Hamburg. "Die Aussagen der Angeklagten liegen dem Gericht nicht vollständig vor, Einsprüche werden nicht bearbeitet, der Prozess schleppt sich dahin." Erdal Dogan spricht von dem Verfahren gegen die Mörder von Hrant Dink. Der 35 Jahre alte türkische Anwalt mit Spezialgebiet Menschenrechte ist ein enger Freund der Familie des armenisch-türkischen Journalisten, der vor einem Jahr in Istanbul erschossen wurde.

Die tödlichen Schüsse trafen Dink vor dem Gebäude der Wochenzeitung "Agos", deren Chefredakteur der Journalist war. Dink hatte offen vom Völkermord an den Armeniern gesprochen und deshalb mehrfach vor Gericht gestanden. Immer war der türkische Strafrechtsparagraf 301 "Beleidigung des Türkentums" Grundlage des Verfahrens gewesen. Im Mai 2006 hatte er in Hamburg den Henri-Nannen-Preis für Verdienste um die Pressefreiheit bekommen.

Als mutmaßlicher Mörder von Dink war der Jugendliche Ogün S. aus der Stadt Trabzon schon einen Tag nach der Tat verhaftet worden. "Der junge Mann und mutmaßliche Komplizen stehen zwar seit Juli 2007 vor Gericht, aber es gibt nationalistische Hintermänner, die bisher gedeckt werden", sagte Anwalt Dogan dem Abendblatt. Der Jurist vermutet diese Personen im türkischen Verfassungsschutz, bei der Polizei und der Justiz.

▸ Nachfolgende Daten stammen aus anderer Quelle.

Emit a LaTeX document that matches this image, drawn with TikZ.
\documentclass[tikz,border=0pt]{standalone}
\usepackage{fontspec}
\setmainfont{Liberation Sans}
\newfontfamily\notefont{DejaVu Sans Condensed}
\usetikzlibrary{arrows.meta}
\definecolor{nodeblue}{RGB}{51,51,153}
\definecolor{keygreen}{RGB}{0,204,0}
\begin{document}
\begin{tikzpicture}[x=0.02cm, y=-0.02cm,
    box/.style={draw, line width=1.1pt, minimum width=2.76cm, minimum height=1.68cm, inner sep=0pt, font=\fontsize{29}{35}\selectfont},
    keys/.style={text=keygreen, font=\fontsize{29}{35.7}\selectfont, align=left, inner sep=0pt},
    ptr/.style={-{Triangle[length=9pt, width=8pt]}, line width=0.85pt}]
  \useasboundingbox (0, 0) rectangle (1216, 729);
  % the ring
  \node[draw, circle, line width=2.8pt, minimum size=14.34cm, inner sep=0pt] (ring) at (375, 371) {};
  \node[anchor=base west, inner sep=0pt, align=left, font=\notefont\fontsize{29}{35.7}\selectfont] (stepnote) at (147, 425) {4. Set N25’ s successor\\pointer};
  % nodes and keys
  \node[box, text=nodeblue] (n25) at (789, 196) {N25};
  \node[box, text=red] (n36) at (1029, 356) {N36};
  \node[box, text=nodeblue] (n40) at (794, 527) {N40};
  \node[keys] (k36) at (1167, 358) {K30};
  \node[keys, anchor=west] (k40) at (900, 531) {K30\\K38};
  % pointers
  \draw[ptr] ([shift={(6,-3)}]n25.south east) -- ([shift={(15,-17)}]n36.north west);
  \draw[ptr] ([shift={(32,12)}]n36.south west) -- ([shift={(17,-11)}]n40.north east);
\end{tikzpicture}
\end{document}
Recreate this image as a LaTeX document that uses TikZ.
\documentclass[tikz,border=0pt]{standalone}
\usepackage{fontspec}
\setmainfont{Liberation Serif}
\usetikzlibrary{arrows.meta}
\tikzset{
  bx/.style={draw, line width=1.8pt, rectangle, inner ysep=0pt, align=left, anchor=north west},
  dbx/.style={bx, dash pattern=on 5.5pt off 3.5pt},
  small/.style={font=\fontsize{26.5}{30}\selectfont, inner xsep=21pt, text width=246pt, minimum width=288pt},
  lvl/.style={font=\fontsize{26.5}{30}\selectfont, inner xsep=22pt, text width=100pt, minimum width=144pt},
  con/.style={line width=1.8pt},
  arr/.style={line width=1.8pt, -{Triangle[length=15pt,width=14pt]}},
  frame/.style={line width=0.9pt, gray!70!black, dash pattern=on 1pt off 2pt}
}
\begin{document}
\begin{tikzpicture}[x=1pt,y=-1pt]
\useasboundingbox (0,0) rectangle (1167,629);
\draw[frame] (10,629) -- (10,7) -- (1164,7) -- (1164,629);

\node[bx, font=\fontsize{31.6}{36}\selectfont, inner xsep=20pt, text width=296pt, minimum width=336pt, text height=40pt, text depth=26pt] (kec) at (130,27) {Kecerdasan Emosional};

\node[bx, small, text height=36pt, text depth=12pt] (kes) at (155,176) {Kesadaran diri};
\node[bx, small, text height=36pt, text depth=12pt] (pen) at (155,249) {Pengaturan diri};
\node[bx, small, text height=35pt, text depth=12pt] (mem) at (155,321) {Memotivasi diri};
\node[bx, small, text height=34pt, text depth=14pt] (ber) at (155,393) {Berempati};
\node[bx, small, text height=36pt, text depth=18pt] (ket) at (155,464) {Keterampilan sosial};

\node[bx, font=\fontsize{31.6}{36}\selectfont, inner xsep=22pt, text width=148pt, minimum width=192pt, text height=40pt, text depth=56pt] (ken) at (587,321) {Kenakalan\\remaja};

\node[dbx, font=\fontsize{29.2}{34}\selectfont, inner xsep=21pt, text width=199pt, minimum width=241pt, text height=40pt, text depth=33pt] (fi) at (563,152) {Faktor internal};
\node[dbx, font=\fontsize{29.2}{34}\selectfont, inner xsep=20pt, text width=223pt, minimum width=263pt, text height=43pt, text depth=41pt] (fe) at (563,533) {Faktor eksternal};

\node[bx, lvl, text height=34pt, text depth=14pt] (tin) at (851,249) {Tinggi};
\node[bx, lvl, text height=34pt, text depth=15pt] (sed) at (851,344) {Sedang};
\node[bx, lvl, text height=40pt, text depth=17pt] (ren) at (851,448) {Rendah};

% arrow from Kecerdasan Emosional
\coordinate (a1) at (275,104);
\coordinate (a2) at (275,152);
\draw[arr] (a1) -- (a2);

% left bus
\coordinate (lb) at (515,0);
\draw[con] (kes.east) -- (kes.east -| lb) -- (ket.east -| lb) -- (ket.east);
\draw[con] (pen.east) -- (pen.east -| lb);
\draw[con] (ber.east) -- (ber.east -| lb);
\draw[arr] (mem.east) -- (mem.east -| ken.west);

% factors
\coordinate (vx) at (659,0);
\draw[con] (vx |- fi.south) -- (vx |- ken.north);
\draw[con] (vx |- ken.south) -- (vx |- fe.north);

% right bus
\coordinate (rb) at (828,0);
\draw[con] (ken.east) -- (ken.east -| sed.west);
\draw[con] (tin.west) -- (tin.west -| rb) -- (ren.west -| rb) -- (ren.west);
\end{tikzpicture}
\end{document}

Kurz nach Dinks Tod hatten Hunderttausende demonstriert, am Trauerzug teilgenommen und "Wir sind alle Hrant Dink, wir sind alle Armenier" skandiert, um sich gegen den Nationalismus in der Türkei zu wenden. "Mittlerweile", so Dogan, "haben die Aktionen gegen die kurdische Arbeiter-Partei PKK den Nationalismus wieder befeuert."

Am heutigen Sonnabend wird es in der Türkei und auch in Deutschland Gedenkveranstaltungen unter dem Motto "Für Hrant, für die Gerechtigkeit" geben. Aber der Jahrestag dürfte auch den Druck auf die Regierung von Ministerpräsident Recep Tayyip Erdogan verstärken, den Paragrafen 301 abzuschaffen oder zu reformieren. Ankara wollte das Gesetz rechtzeitig vor Dinks Todestag ändern, doch innerhalb des Kabinetts gibt es Streit. Nun hat Erdogan eine Novelle für die kommenden Wochen angekündigt. Die Eröffnung von Verfahren soll erschwert werden; der Begriff "Türkentum" soll verschwinden und durch "türkische Nation" ersetzt werden.

"Es wird sich nicht viel ändern", meint Anwalt Dogan. "Wenn Paragraf 301 reformiert wird, gibt es noch 30 andere Paragrafen im Strafgesetzbuch, die sich mit der Beleidigung des Türkentums befassen. Dann werden eben die herangezogen."